A new joint report from Iran Human Rights and ECPM says Iranian authorities executed at least 1,639 people in 2025, a 68 percent increase from the 975 reported in 2024. The groups say this is the highest known total since 1989 and stress that the figure is an absolute minimum, since many executions are never officially announced.

The scale is staggering. The report’s total works out to more than four executions per day on average. It also says 48 women were executed in 2025, the highest number recorded in more than two decades.

Human rights groups warn that the death penalty in Iran is not functioning only as criminal punishment, but as a broader instrument of fear, repression, and political control. That warning comes amid mass arrests, protest crackdowns, and reports that hundreds of detainees remain at risk of death sentences following protests that intensified in late December 2025 and January 2026.

Human Rights Watch says Iran’s human rights situation “spiraled further into crisis” in 2025, citing the highest number of known executions in decades along with mass arbitrary arrests and intensified repression of dissidents, women, and ethnic and religious minorities. It also says Iran continues to impose death sentences after grossly unfair trials, including for drug-related offenses and broadly defined national security crimes that do not meet the international standard of the “most serious crimes.”

Particularly troubling is the report’s claim that ethnic minorities, especially Kurds and Baluch, are disproportionately represented among those executed. Nearly half of all executions were reportedly tied to drug-related charges, which rights advocates argue are often used within a judicial system lacking transparency and due process.

This is not only an Iranian story. It is a human story. When a government normalizes execution at this scale, it sends a message that fear is more valuable than justice, and obedience more important than human dignity.

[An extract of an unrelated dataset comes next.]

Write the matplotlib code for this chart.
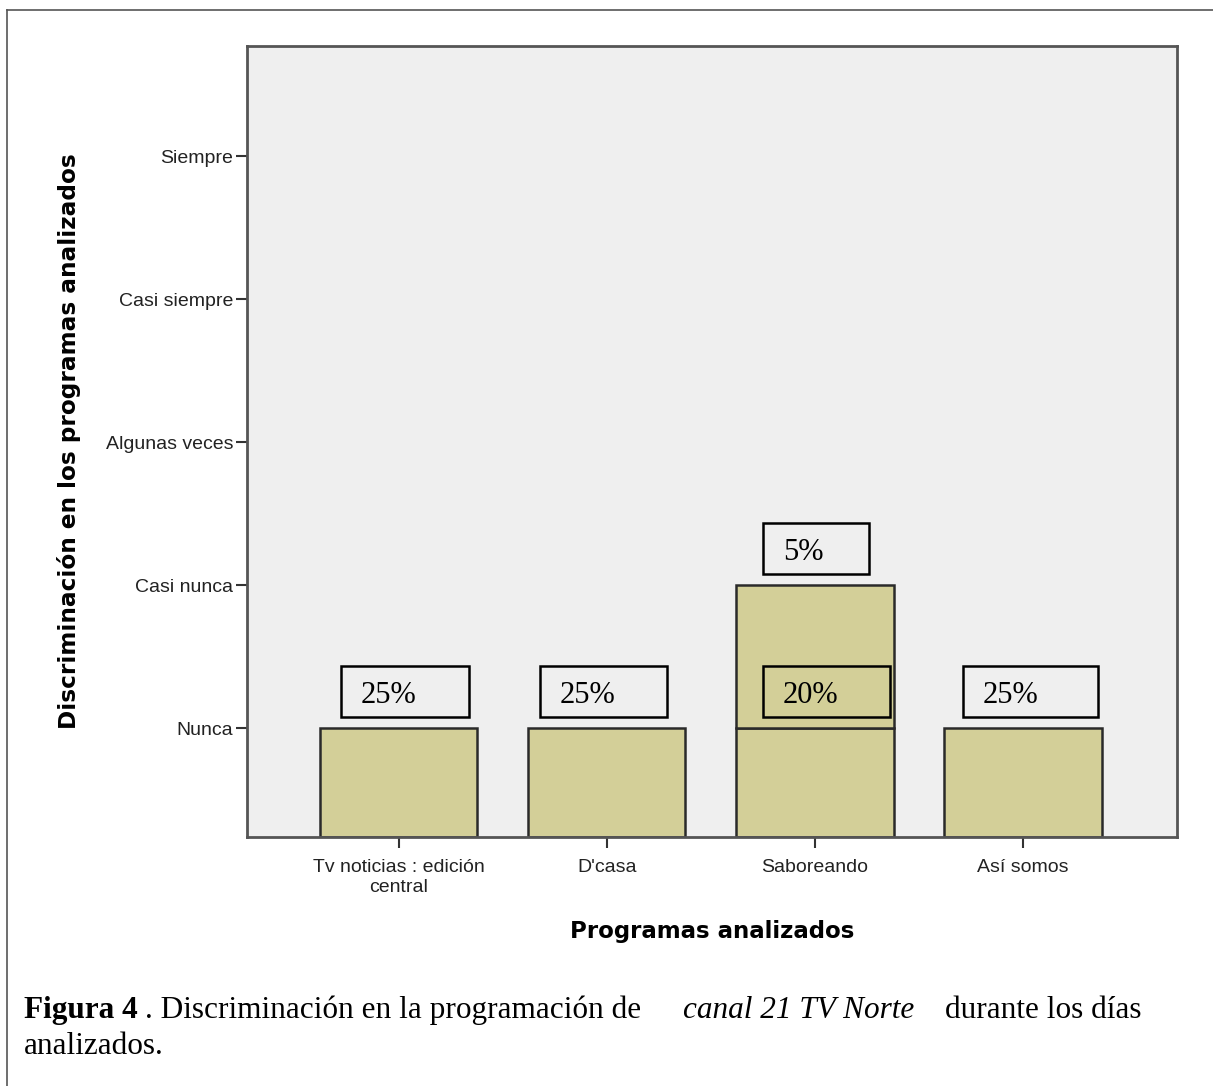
import matplotlib
matplotlib.use("Agg")
import matplotlib.pyplot as plt
from matplotlib.patches import Rectangle
from matplotlib.lines import Line2D

# ---- data ----
programs = ["Tv noticias : edición\ncentral", "D'casa", "Saboreando", "Así somos"]
levels = ["Nunca", "Casi nunca", "Algunas veces", "Casi siempre", "Siempre"]
# stacked segments: response level reached by each segment
seg_nunca = [1, 1, 1, 1]          # all programs reach "Nunca"
seg_casi_nunca = [0, 0, 1, 0]     # Saboreando also reaches "Casi nunca"
pct_nunca = ["25%", "25%", "20%", "25%"]
pct_casi_nunca = [None, None, "5%", None]

# ---- style ----
W, H = 1213, 1086
fig = plt.figure(figsize=(W / 100, H / 100), dpi=100)
fig.patch.set_facecolor("white")

ax = fig.add_axes([247 / W, 1 - 837 / H, (1177 - 247) / W, (837 - 46) / H])
ax.set_facecolor("#EFEFEF")
ymin, ymax = 0.24, 5.77
ax.set_ylim(ymin, ymax)
ax.set_xlim(-0.73, 3.74)

bar_color = "#D3CF98"
edge = "#2a2a2a"
width = 0.755
x = list(range(len(programs)))

ax.bar(x, [v - ymin for v in seg_nunca], bottom=ymin, width=width,
       color=bar_color, edgecolor=edge, linewidth=1.8, zorder=2)
sx = [i for i in x if seg_casi_nunca[i]]
ax.bar(sx, [seg_casi_nunca[i] for i in sx], bottom=1, width=width,
       color=bar_color, edgecolor=edge, linewidth=1.8, zorder=2)

ax.set_yticks(range(1, len(levels) + 1))
ax.set_yticklabels(levels, fontsize=14, family="Liberation Sans", color="#222222")
ax.set_xticks(x)
ax.set_xticklabels(programs, fontsize=14, family="Liberation Sans", color="#222222",
                   linespacing=1.25)
ax.tick_params(axis="both", direction="out", length=8, width=1.5, color="#333333", pad=2)
ax.tick_params(axis="x", pad=8)

for s in ["left", "bottom", "top", "right"]:
    ax.spines[s].set_color("#555555")
    ax.spines[s].set_linewidth(2)

ax.set_ylabel("Discriminación en los programas analizados", fontsize=16.7,
              fontweight="bold", family="DejaVu Sans")
ax.set_xlabel("Programas analizados", fontsize=16.5, fontweight="bold",
              family="DejaVu Sans")
ax.yaxis.set_label_coords(-0.178, 0.5)
ax.xaxis.set_label_coords(0.5, -0.105)

# percentage boxes (offsets from bar centre, data units)
box_off_nunca = [(-0.28, 0.335), (-0.32, 0.29), (-0.25, 0.36), (-0.29, 0.36)]
box_off_cn = [None, None, (-0.25, 0.26), None]
bh = 0.36
gap = 0.077


def draw_box(xc, off, ybase, label):
    x0, x1 = xc + off[0], xc + off[1]
    ax.add_patch(Rectangle((x0, ybase + gap), x1 - x0, bh, fill=False,
                           edgecolor="black", linewidth=1.8, zorder=4))
    ax.text(x0 + 0.095, ybase + gap + bh / 2 - 0.03, label, fontsize=22,
            family="Liberation Serif", ha="left", va="center", zorder=5)


for i in x:
    if pct_nunca[i]:
        draw_box(i, box_off_nunca[i], 1, pct_nunca[i])
    if pct_casi_nunca[i]:
        draw_box(i, box_off_cn[i], 2, pct_casi_nunca[i])

# caption
cy1 = 1 - 1018 / H
cy2 = 1 - 1054 / H
fs = 22.5
fig.text(24 / W, cy1, "Figura 4", fontsize=fs, family="Liberation Serif",
         fontweight="bold", va="baseline")
fig.text(145 / W, cy1, ". Discriminación en la programación de",
         fontsize=fs, family="Liberation Serif", va="baseline")
fig.text(683 / W, cy1, "canal 21 TV Norte", fontsize=fs,
         family="Liberation Serif", style="italic", va="baseline")
fig.text(945 / W, cy1, "durante los días", fontsize=fs,
         family="Liberation Serif", va="baseline")
fig.text(24 / W, cy2, "analizados.", fontsize=fs,
         family="Liberation Serif", va="baseline")

# outer frame
fig.add_artist(Line2D([7 / W, 7 / W], [0, 1 - 10 / H], transform=fig.transFigure,
                      color="#555555", linewidth=1.2))
fig.add_artist(Line2D([7 / W, 1], [1 - 10 / H, 1 - 10 / H], transform=fig.transFigure,
                      color="#555555", linewidth=1.2))

fig.savefig("out.png", dpi=100, facecolor="white")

Whatever one’s politics, the moral question remains the same: What kind of world are we building when the machinery of death becomes ordinary?

At a time when the world is flooded with war, propaganda, and division, the value of human life must not become negotiable. The silence of the international community can become its own form of permission.

Closing reflection
Justice without mercy becomes terror.
Law without truth becomes control.
And when death is used to govern the living, the whole human family is diminished.